It’s no secret that video games are intended to be fun, but to relegate the medium to simple entertainment would be naïve. As developers become more willing to experiment with the pallet of available design tools, video games have in turn become more capable of assuming a didactic, instructive tone. In short, we’re learning a lot about ourselves and each other by simply pressing start. And with so many millions of kids and young adults surrendering their afternoons to Skyrim, Fallout 3 and Star Wars: The Old Republic, it would be folly to ignore the implications of those lessons.

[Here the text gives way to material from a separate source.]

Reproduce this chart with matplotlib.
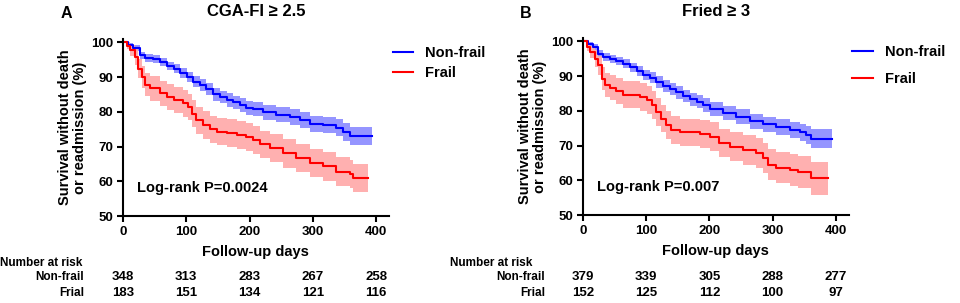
import matplotlib
matplotlib.use('Agg')
import matplotlib.pyplot as plt
from matplotlib.transforms import blended_transform_factory

plt.rcParams['font.family'] = ['Liberation Sans', 'DejaVu Sans']
plt.rcParams['font.weight'] = 'bold'

# ---- panel A: CGA-FI >= 2.5 ----
a_nf_days = [0, 8, 16, 27, 35, 48, 58, 69, 80, 90, 101, 111, 122, 132, 143, 153, 164,
             174, 185, 195, 206, 221, 242, 264, 280, 295, 316, 337, 348, 359, 393]
a_nf_surv = [100, 99.2, 98.4, 96.3, 95.5, 95.1, 94.4, 93.2, 92.4, 91.2, 90, 88.6, 87.6, 86.5, 85,
             84.3, 83.4, 82.7, 81.9, 81.2, 80.8, 79.8, 79.2, 78.5, 77.6, 76.6, 76.1, 75.4, 74.2, 73, 73]
a_nf_ci = [0, 0.6, 0.8, 1.0, 1.1, 1.1, 1.2, 1.2, 1.3, 1.4, 1.5, 1.6, 1.7, 1.7, 1.8,
           1.8, 1.9, 1.9, 2.0, 2.0, 2.0, 2.1, 2.1, 2.2, 2.2, 2.3, 2.3, 2.4, 2.5, 2.7, 2.7]

a_fr_days = [0, 6, 11, 19, 24, 30, 35, 43, 58, 69, 80, 95, 103, 109, 116, 127, 138, 148,
             164, 180, 195, 206, 216, 232, 253, 274, 295, 316, 337, 358, 364, 387]
a_fr_surv = [100, 99, 97.7, 95.8, 92.4, 90, 87.8, 86.7, 85.3, 84.3, 83.4, 82.4, 81.4, 79.5,
             77.6, 76.2, 75, 74.3, 73.8, 73.3, 72.8, 71.9, 70.6, 69.5, 68, 66.7, 65.2, 64.3,
             62.8, 62.1, 61, 61]
a_fr_ci = [0, 1.0, 1.6, 2.2, 2.8, 3.2, 3.4, 3.5, 3.6, 3.7, 3.7, 3.8, 3.8, 3.8, 3.9, 3.9,
           3.9, 4.0, 4.0, 4.0, 4.0, 4.0, 4.0, 4.0, 4.1, 4.1, 4.1, 4.1, 4.1, 4.1, 4.1, 4.1]

# ---- panel B: Fried >= 3 ----
b_nf_days = [0, 8, 16, 24, 32, 43, 53, 64, 74, 85, 95, 106, 116, 127, 138, 148, 159, 169,
             180, 190, 201, 221, 242, 264, 285, 306, 327, 343, 353, 361, 393]
b_nf_surv = [100, 99.2, 98.4, 96.5, 95.5, 95, 94.3, 93.6, 92.6, 91.4, 90.4, 89.5, 88.3, 87.2,
             86.2, 85.3, 84.3, 83.3, 82.6, 81.6, 80.6, 79.4, 78.3, 77, 76.1, 75.4, 74.5, 73.8,
             73.1, 72, 72]
b_nf_ci = [0, 0.6, 0.8, 1.0, 1.1, 1.1, 1.2, 1.2, 1.3, 1.4, 1.5, 1.6, 1.6, 1.7, 1.7, 1.8,
           1.8, 1.9, 1.9, 2.0, 2.0, 2.1, 2.1, 2.2, 2.2, 2.3, 2.4, 2.4, 2.5, 2.7, 2.7]

b_fr_days = [0, 6, 11, 19, 24, 30, 35, 43, 53, 64, 90, 101, 109, 116, 124, 132, 140, 153,
             185, 201, 216, 232, 253, 274, 285, 293, 306, 327, 340, 361, 388]
b_fr_surv = [100, 98.5, 97, 95, 93.1, 89.3, 87.4, 86.6, 85.7, 84.7, 84, 83.1, 81.7, 79.7,
             77.8, 75.9, 74.5, 73.8, 73.3, 72.6, 70.7, 69.7, 68.8, 67.8, 66.4, 64.5, 63.7,
             63.1, 62.4, 60.6, 60.6]
b_fr_ci = [0, 1.2, 1.8, 2.4, 2.8, 3.2, 3.5, 3.6, 3.7, 3.8, 3.9, 4.0, 4.0, 4.0, 4.0, 4.0,
           4.0, 4.0, 4.0, 4.1, 4.1, 4.2, 4.3, 4.3, 4.4, 4.5, 4.5, 4.6, 4.6, 4.7, 4.7]

risk_days = [0, 100, 200, 300, 400]
a_risk_nf = [348, 313, 283, 267, 258]
a_risk_fr = [183, 151, 134, 121, 116]
b_risk_nf = [379, 339, 305, 288, 277]
b_risk_fr = [152, 125, 112, 100, 97]

BLUE = '#0000FF'
RED = '#FF0000'


def draw_curve(ax, days, surv, ci, color, band, label):
    lo = [s - c for s, c in zip(surv, ci)]
    hi = [s + c for s, c in zip(surv, ci)]
    ax.fill_between(days, lo, hi, step='post', color=band, alpha=0.9, linewidth=0)
    ax.step(days, surv, where='post', color=color, lw=1.5, label=label)


def draw_panel(ax, letter, title, pval, nf, fr, risk_nf, risk_fr, label_x, head_x, leg_sp):
    draw_curve(ax, *nf, BLUE, '#8A8AFF', 'Non-frail')
    draw_curve(ax, *fr, RED, '#FFA8A8', 'Frail')
    ax.set_xlim(0, 420)
    ax.set_ylim(50, 101)
    ax.set_xticks([0, 100, 200, 300, 400])
    ax.set_yticks([50, 60, 70, 80, 90, 100])
    for s in ['top', 'right']:
        ax.spines[s].set_visible(False)
    for s in ['left', 'bottom']:
        ax.spines[s].set_linewidth(1.5)
    ax.tick_params(width=1.5, length=4, labelsize=9.5, pad=3)
    ax.set_xlabel('Follow-up days', fontsize=10.5, fontweight='bold', labelpad=5)
    ax.set_ylabel('Survival without death\nor readmission (%)', fontsize=10.5,
                  fontweight='bold', labelpad=3, linespacing=1.05)
    ax.text(22, 58, pval, fontsize=10.5, fontweight='bold', va='center')
    ax.legend(loc='upper left', bbox_to_anchor=(0.965, 1.035), frameon=False,
              fontsize=10.5, handlelength=1.4, handletextpad=0.8, labelspacing=leg_sp)
    fig = ax.figure
    pos = ax.get_position()
    fig.text((pos.x0 + pos.x1) / 2, 0.962, title, fontsize=12, fontweight='bold',
             va='center', ha='center')
    fig.text(pos.x0 - 0.065, 0.955, letter, fontsize=11.5, fontweight='bold', va='center')
    tr = blended_transform_factory(ax.transData, fig.transFigure)
    fig.text(head_x, 0.132, 'Number at risk', fontsize=8.5, fontweight='bold', va='center')
    fig.text(label_x, 0.086, 'Non-frail', fontsize=8.5, fontweight='bold', va='center', ha='right')
    fig.text(label_x, 0.033, 'Frial', fontsize=8.5, fontweight='bold', va='center', ha='right')
    for d, n1, n2 in zip(risk_days, risk_nf, risk_fr):
        ax.text(d, 0.086, str(n1), transform=tr, fontsize=9.5, fontweight='bold',
                va='center', ha='center', clip_on=False)
        ax.text(d, 0.033, str(n2), transform=tr, fontsize=9.5, fontweight='bold',
                va='center', ha='center', clip_on=False)


fig = plt.figure(figsize=(9.6, 3.03), dpi=100)
ax_a = fig.add_axes([0.128, 0.287, 0.277, 0.585])
ax_b = fig.add_axes([0.607, 0.290, 0.277, 0.585])

draw_panel(ax_a, 'A', 'CGA-FI ≥ 2.5', 'Log-rank P=0.0024',
           (a_nf_days, a_nf_surv, a_nf_ci), (a_fr_days, a_fr_surv, a_fr_ci),
           a_risk_nf, a_risk_fr, 0.0875, 0.0, 0.45)
draw_panel(ax_b, 'B', 'Fried ≥ 3', 'Log-rank P=0.007',
           (b_nf_days, b_nf_surv, b_nf_ci), (b_fr_days, b_fr_surv, b_fr_ci),
           b_risk_nf, b_risk_fr, 0.568, 0.469, 0.9)

fig.savefig('out.png', dpi=100)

This brings me to my point: Morality. While I celebrate the willingness of Bethesda, BioWare and their peers to include a moral angle in their games, what we’re left with is no more than an infantilized version of ethics. In fact, most developers have latched onto a philosophical concept that the discipline has rejected since the Enlightenment era: Normative ethics. This paradigm asserts that morality is universal and that any choice can be considered unanimously right or wrong. Since Kant published his Metaphysics of Morals, we’ve come to understand that this isn't the case at all.
The reason great works of fiction like The Merchant of Venice or Lord of the Flies succeed as parables is because they show that one moral outlook is by no means more correct than any another. In another sense, these master pieces rely on ethical relativity. Particularly under the specter of war (or a post-apocalyptic landscape), the objectivity of ethics becomes more and more elusive. I can’t fault Bethesda for their design choices—the Karma Meter is the type straightforward and fun mechanic that gamers find appealing. But by dumbing down the concept of morality, the developer has missed a ripe opportunity to teach us about virtue.
In this short essay, I’ll endeavor to explore the varying philosophical schools on the subject of ethics and how best they may be applied to game design.
Deontology
The moral paradigm most accepted by game designers thus far has been deontology, which judges the ‘moralness’ of an action according to its adherence to rules. It’s simple, uncomplicated and leaves little room for debate. If the rules of the Wasteland dictate that murdering a noncombatant is wrong than the player will be chastised whenever he kills an innocent salesman in Fallout: New Vegas. It makes sense, right? Well, the logic only follows on the proviso that God or some other omnipotent being (i.e. the developer) is judging the player. If, on the other hand, the game leads you to believe that you’re a free agent, the mechanic reveals its flaws immediately. After all, in a world rendered barbaric by nuclear war, who has the authority to establish universal laws?
Deontological ethics let the designers take a shortcut by inscribing a list of arbitrary moral commandments into the game’s code. Unless the parameters of a certain mission dictate otherwise, murder is bad; theft is bad; violence is bad.

Mass Effect, Fallout and their ilk are guilty of this simplification. In all of these series, choices are judged according to an unalterable list of principals. The results are typically displayed on a sliding moral scale, whose very nature ignores the player’s beliefs. Maybe you’re playing as an amoral nihilist, in which case killing a Salarian informant doesn’t strike you as all too bad. Perhaps you subscribe to a utilitarian worldview, which allows you to shirk off the murder of 10 innocent people in the name of saving the Citadel’s entire population. These factors aren't considered in BioWare’s black and white world, though they ought to.